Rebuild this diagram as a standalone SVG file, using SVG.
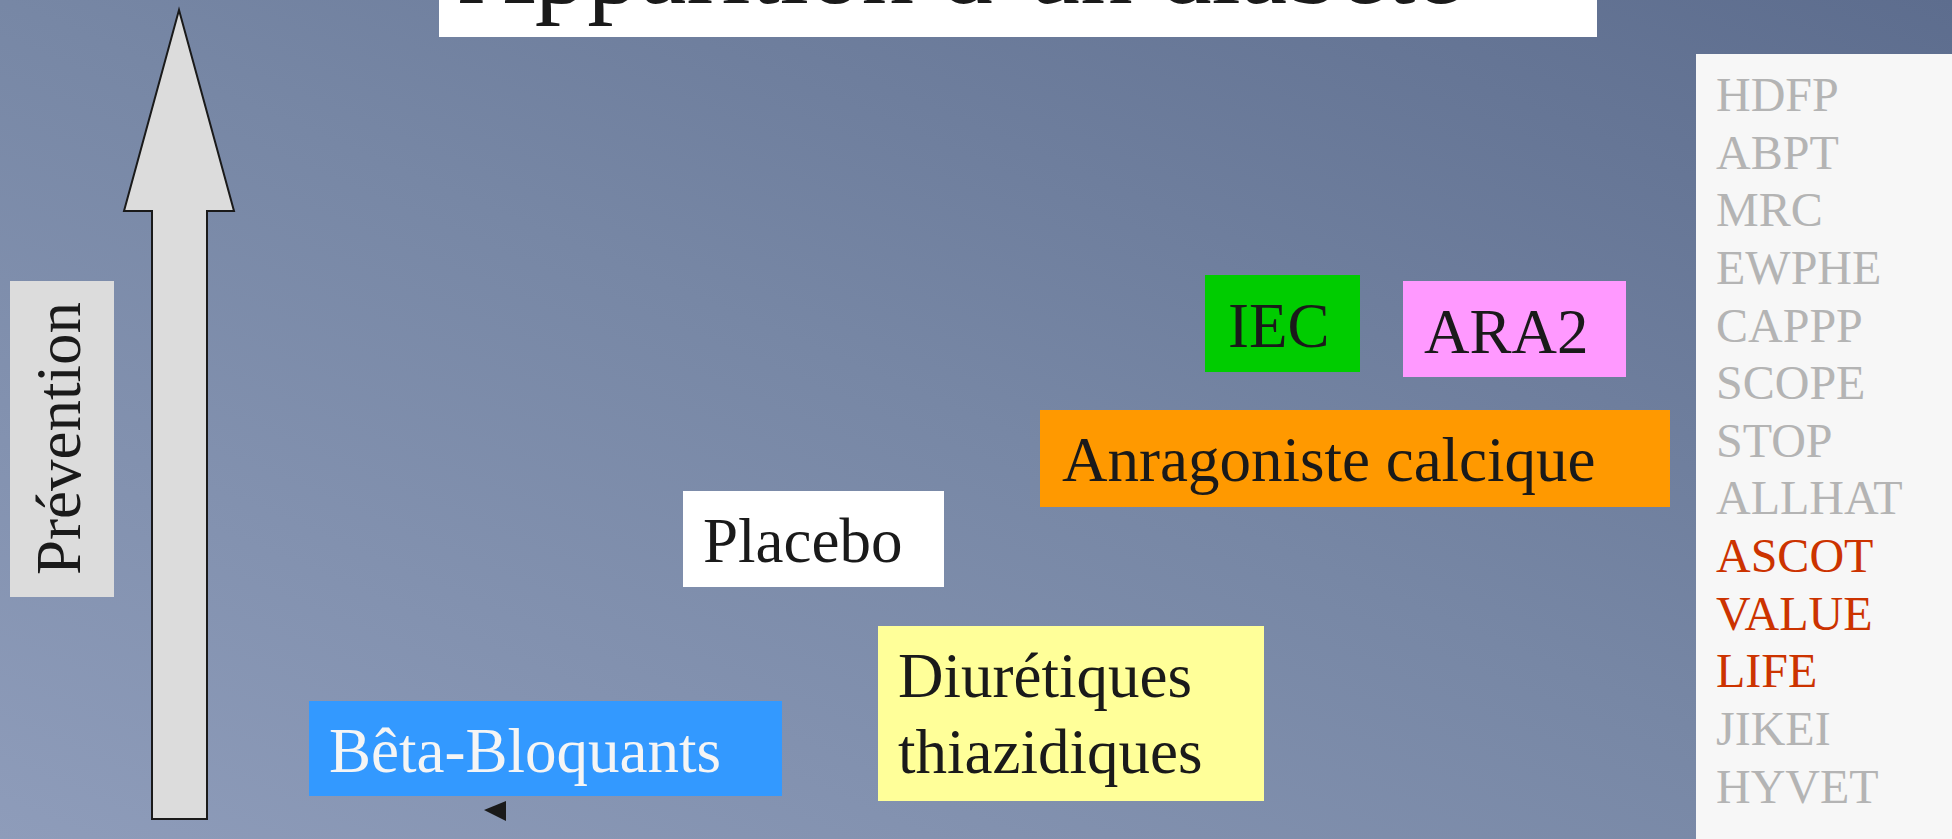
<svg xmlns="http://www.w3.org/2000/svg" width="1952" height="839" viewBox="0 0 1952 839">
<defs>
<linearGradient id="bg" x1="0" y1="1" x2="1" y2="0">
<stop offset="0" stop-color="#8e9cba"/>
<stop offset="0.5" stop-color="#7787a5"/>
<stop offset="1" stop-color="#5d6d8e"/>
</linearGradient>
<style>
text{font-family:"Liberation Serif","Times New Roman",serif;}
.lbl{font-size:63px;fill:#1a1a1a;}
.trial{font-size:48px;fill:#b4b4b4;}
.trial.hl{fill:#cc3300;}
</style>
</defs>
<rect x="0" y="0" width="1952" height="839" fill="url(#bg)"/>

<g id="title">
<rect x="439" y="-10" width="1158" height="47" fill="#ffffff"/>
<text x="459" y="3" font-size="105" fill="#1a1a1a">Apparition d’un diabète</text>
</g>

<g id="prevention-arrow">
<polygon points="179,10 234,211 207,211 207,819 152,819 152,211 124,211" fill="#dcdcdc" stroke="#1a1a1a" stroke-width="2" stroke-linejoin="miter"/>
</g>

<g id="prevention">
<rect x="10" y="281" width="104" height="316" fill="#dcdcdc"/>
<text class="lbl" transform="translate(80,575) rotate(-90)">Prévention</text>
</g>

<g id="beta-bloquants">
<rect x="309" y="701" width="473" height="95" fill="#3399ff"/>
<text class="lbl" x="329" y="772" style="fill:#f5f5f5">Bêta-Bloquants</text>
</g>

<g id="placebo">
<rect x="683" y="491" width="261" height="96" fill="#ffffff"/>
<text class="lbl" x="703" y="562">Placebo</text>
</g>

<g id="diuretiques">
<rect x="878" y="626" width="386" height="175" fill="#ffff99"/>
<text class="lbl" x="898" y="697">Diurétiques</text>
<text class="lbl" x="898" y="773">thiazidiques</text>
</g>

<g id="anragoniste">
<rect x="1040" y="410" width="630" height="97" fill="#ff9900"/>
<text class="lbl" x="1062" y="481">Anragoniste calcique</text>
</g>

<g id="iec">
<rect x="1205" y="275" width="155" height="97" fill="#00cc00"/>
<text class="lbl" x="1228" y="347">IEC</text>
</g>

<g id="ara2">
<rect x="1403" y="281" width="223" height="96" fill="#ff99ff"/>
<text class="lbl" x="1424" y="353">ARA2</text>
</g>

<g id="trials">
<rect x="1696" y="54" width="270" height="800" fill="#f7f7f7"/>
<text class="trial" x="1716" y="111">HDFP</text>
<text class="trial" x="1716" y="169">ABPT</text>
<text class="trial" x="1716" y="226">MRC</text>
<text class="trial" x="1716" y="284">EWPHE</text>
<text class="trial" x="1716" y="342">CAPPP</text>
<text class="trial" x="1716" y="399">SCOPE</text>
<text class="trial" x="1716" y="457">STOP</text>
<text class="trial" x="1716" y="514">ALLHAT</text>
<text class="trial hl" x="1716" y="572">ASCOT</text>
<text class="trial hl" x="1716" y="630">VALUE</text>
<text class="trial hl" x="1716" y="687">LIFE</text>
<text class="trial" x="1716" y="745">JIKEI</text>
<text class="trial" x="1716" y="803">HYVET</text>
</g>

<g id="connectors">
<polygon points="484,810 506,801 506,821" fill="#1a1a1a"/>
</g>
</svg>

============

> **WHAT TO WORK ON**: Extract every line of the data exactly; pictures stay out.

> **SOLUTION BELOW**:
Rebuild this diagram as a standalone SVG file, using SVG.
<svg xmlns="http://www.w3.org/2000/svg" width="1952" height="839" viewBox="0 0 1952 839">
<defs>
<linearGradient id="bg" x1="0" y1="1" x2="1" y2="0">
<stop offset="0" stop-color="#8e9cba"/>
<stop offset="0.5" stop-color="#7787a5"/>
<stop offset="1" stop-color="#5d6d8e"/>
</linearGradient>
<style>
text{font-family:"Liberation Serif","Times New Roman",serif;}
.lbl{font-size:63px;fill:#1a1a1a;}
.trial{font-size:48px;fill:#b4b4b4;}
.trial.hl{fill:#cc3300;}
</style>
</defs>
<rect x="0" y="0" width="1952" height="839" fill="url(#bg)"/>

<g id="title">
<rect x="439" y="-10" width="1158" height="47" fill="#ffffff"/>
<text x="459" y="3" font-size="105" fill="#1a1a1a">Apparition d’un diabète</text>
</g>

<g id="prevention-arrow">
<polygon points="179,10 234,211 207,211 207,819 152,819 152,211 124,211" fill="#dcdcdc" stroke="#1a1a1a" stroke-width="2" stroke-linejoin="miter"/>
</g>

<g id="prevention">
<rect x="10" y="281" width="104" height="316" fill="#dcdcdc"/>
<text class="lbl" transform="translate(80,575) rotate(-90)">Prévention</text>
</g>

<g id="beta-bloquants">
<rect x="309" y="701" width="473" height="95" fill="#3399ff"/>
<text class="lbl" x="329" y="772" style="fill:#f5f5f5">Bêta-Bloquants</text>
</g>

<g id="placebo">
<rect x="683" y="491" width="261" height="96" fill="#ffffff"/>
<text class="lbl" x="703" y="562">Placebo</text>
</g>

<g id="diuretiques">
<rect x="878" y="626" width="386" height="175" fill="#ffff99"/>
<text class="lbl" x="898" y="697">Diurétiques</text>
<text class="lbl" x="898" y="773">thiazidiques</text>
</g>

<g id="anragoniste">
<rect x="1040" y="410" width="630" height="97" fill="#ff9900"/>
<text class="lbl" x="1062" y="481">Anragoniste calcique</text>
</g>

<g id="iec">
<rect x="1205" y="275" width="155" height="97" fill="#00cc00"/>
<text class="lbl" x="1228" y="347">IEC</text>
</g>

<g id="ara2">
<rect x="1403" y="281" width="223" height="96" fill="#ff99ff"/>
<text class="lbl" x="1424" y="353">ARA2</text>
</g>

<g id="trials">
<rect x="1696" y="54" width="270" height="800" fill="#f7f7f7"/>
<text class="trial" x="1716" y="111">HDFP</text>
<text class="trial" x="1716" y="169">ABPT</text>
<text class="trial" x="1716" y="226">MRC</text>
<text class="trial" x="1716" y="284">EWPHE</text>
<text class="trial" x="1716" y="342">CAPPP</text>
<text class="trial" x="1716" y="399">SCOPE</text>
<text class="trial" x="1716" y="457">STOP</text>
<text class="trial" x="1716" y="514">ALLHAT</text>
<text class="trial hl" x="1716" y="572">ASCOT</text>
<text class="trial hl" x="1716" y="630">VALUE</text>
<text class="trial hl" x="1716" y="687">LIFE</text>
<text class="trial" x="1716" y="745">JIKEI</text>
<text class="trial" x="1716" y="803">HYVET</text>
</g>

<g id="connectors">
<polygon points="484,810 506,801 506,821" fill="#1a1a1a"/>
</g>
</svg>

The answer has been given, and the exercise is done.